Önümüzdeki aylarda bu konunun bazen derinlerine dalacak, bazen daha güncel uygulamalara göz atacak, bazen de kenarında sohbet edeceğiz. Ama bu ilk “AYDABİR”de otuz yıl öncesine dönmemiz şart:

1991 yılı yaz aylarında, yüksek eğitim aldığı alanda çalışmamaya çoktan karar vermiş ve iş hayatının ilk dört yılını turizm sektöründe geçirmiş bir Makine Mühendisi olarak kendimi bir yol ayrımında bulmuştum: Körfez krizi nedeniyle ağır yara alan işimde, Kapadokya’da çalışmaya devam etmek ya da “nasıl olsa karşıma bir sürü fırsat çıkar” diyerek İstanbul’a dönmek. İyi ki ikincisini tercih etmişim ve iyi ki aynı yılın Mart ya da Nisan ayında Boğaziçi Üniversitesi Mezunlar Derneği (BÜMED) Yönetim Kurulu’na seçilen sevgili dostum Gavsi Özarpak bana “Dernekte yönetici olmayı düşünür müsün?” diye sormuş.

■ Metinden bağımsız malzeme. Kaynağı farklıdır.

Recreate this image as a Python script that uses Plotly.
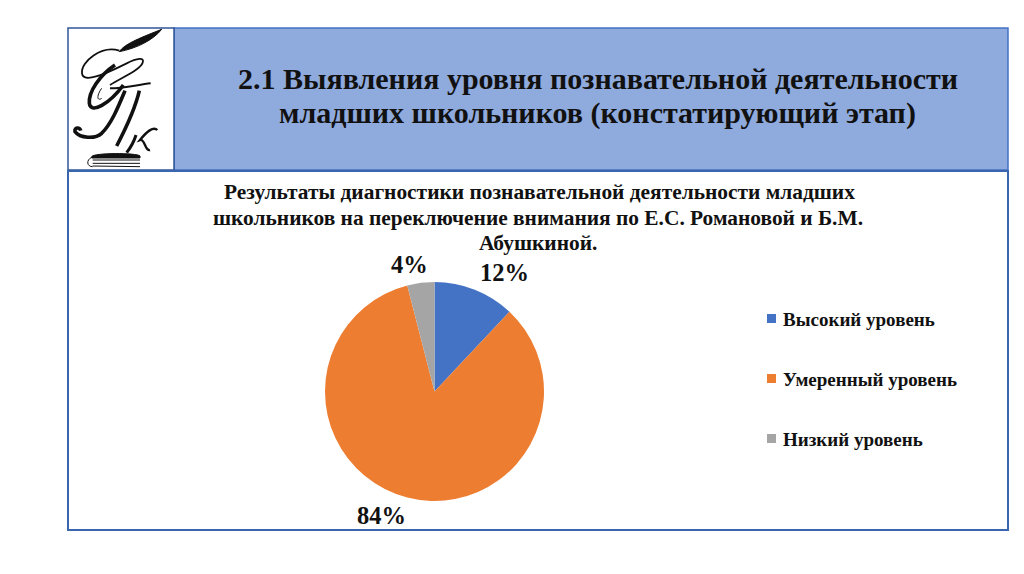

1 Ekim 1991 günü BÜMED’de Genel Sekreter Yardımcısı olarak işe başladım, 9 Ekim günü vekaleten, ay sonunda da asaleten Genel Sekreter’liğe atandım.

Dr. Yılmaz Argüden‘in Başkanlığında birçok başarılı mezunu bir araya getiren BÜMED YK, hep söylediğim gibi, “zamanının ötesinde” bir ekipti: Sevgili Necati Abi (Güler), çok genç yaşta kaybettiğimiz Dr. M. Atilla Öner (çok sonra Profesör olmuştu), efsane hocamız Prof. Dr. Mustafa Dilber, Ahmet Merey, Ömer Burhanoğlu… Yirmi beş yaşında hem gönüllülüğe hem de profesyonelliğe bu denli önem veren bir kadroyla çalışmak büyük bir şanstı. Koca koca şirketlerin “çok pahalı” diyerek yöneticilerini yollamadığı Time Management eğitimine katılmam rahmetli Atilla için bir zorunluluktu. Bütçeyi yaparken KPI (Key Performance Indicators) ne demek öğrenmeli ve raporlarken de kullanmalıydım. Derneğin düzenlediği MESSE (Mezuniyet Sonrası Sürekli Eğitim) seminerlerine de Genel Sekreter sıfatı ile ücretsiz katılabilmem de müthiş bir imkândı.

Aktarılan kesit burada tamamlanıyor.